Man, I love Spring Break.  Sure, I still have readings to do and data to work with and a bridal shower for a very special lady to plan, but it’s a whole week of not having to drive 40 minutes to campus, go to class, or sit in meetings.  And consequently, I’ve been able to make dinners and tell you about them!  These are still quick, easy recipes that are doable for busy weeknights, but I feel relaxed enough to think ahead and take pictures while I’m cooking, and write about them afterwards.
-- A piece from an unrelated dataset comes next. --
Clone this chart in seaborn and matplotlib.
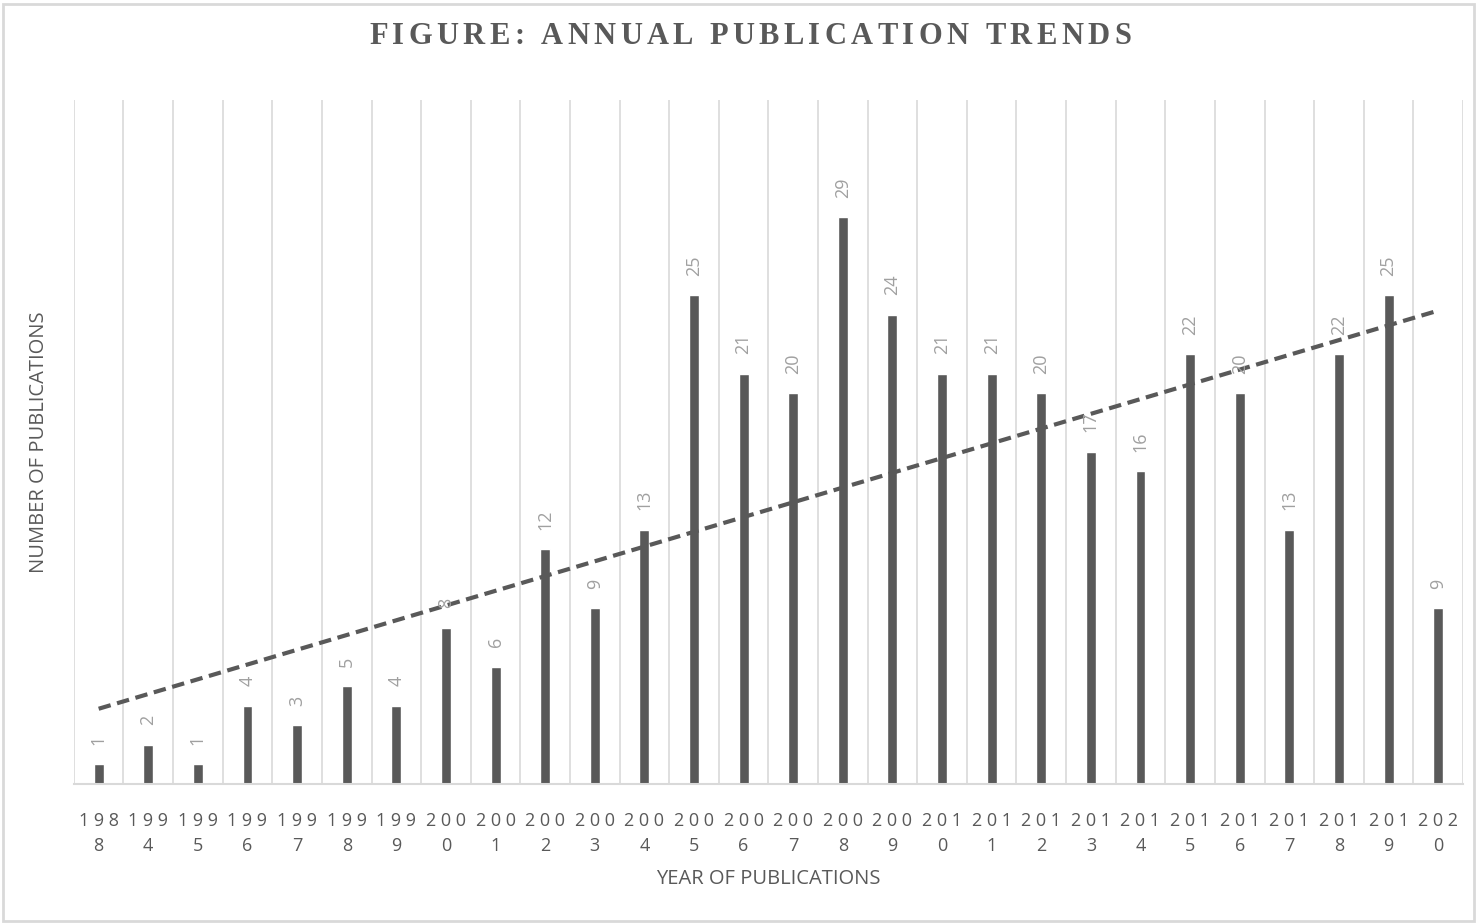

So, Bon Appetit claims that this recipe takes 25 minutes, but I bet that if you use pre-shredded coleslaw mix, or if you have one person making the beans and tacos, and another making the slaw, you could have this whole thing together in 15 minutes.  Of course, if you’re making rice or some sort of grain to accompany the tacos, that will take a little longer.  But my point is that this has the potential for being the fastest dinner you’ve ever made without using a microwave.

I followed the recipe exactly, so I’m not going to copy it.  I’ll just give you a link: Crispy Black Bean Tacos with Feta and Cabbage Slaw and share some notes.

First, serving size/number of tacos… The recipe states that it makes four servings, but it really means four tacos.  I don’t know anyone who eats just one taco, so I think this recipe is really good for two or three people, unless you’re supplementing the meal with some other dishes.  Also, if you use taco-size corn tortillas (like 6-inch), the bean filling can really be stretched among at least six, if not seven or eight tortillas, rather than four.  Since you have to flip the folded tortillas in the skillet after filling them with beans, you don’t want them over-stuffed.

And speaking of tortillas… Be sure to use corn tortillas.  I usually prefer flour tortillas, but they just won’t get crisp the way corn tortillas will.

Cooking strategy… Unless you have an industrial kitchen with an industrial-size skillet you probably won’t be able to cook all the tacos at once.  There are a couple ways to handle this.  You could just wait until they’re all finished and then have a plate of half hot tacos and half cold tacos.  Or you can channel my dad’s Sunday morning pancake-making approach where he would throw hot pancakes on our plates while he continued to cook them, and then we’d all be finished by the time he sat down to eat.  But why not just keep them warm by sticking a paper towel-lined plate in the oven and transfer finished tacos to the plate while you cook the rest?  And if you happen to have a spare tortilla warmer hanging around, say, from a Mexican-themed wedding buffet, that works pretty well, too.

Accompaniments… Cabbage, cilantro, and lime slaw?  Wonderful.  Topped with feta cheese and hot sauce?  Even better.  But I don’t think anyone will complain if you offer sliced avocado and jalapenos as well.

Rice is nice, but farro is awesome  Do you remember me mentioning a new favorite blog, Attempts in Domesticity?  She recently presented a compelling argument for Why I Think Farro is the Shit and I must admit she convinced me.  I’ve wanted to try it for a while, but she inspired me to finally follow through.  My plan was to do something a bit more elaborate with it, but since I needed something to take up some space on my plate (so I wouldn’t fill it with four tacos), I decided this was as good a time as any to try it.  So, I just cooked it plain, and threw in a little lime juice and cilantro, and oh, I love it.  Since it’s plumper and chewier than rice, it reminds me a little bit of Israeli couscous, which I love, but far more nutritious.  I’m converted.

Finally, another nice thing about Spring Break?  I don’t have to worry about doing school work after dinner, so there is no reason not to enjoy some tequila with dinner.  Well, technically, we had Scorpion Mezcal.  And yes, it has a scorpion in the bottle.  It also comes with a tiny sombrero.  Unfortunately it’s too tiny for a real cat.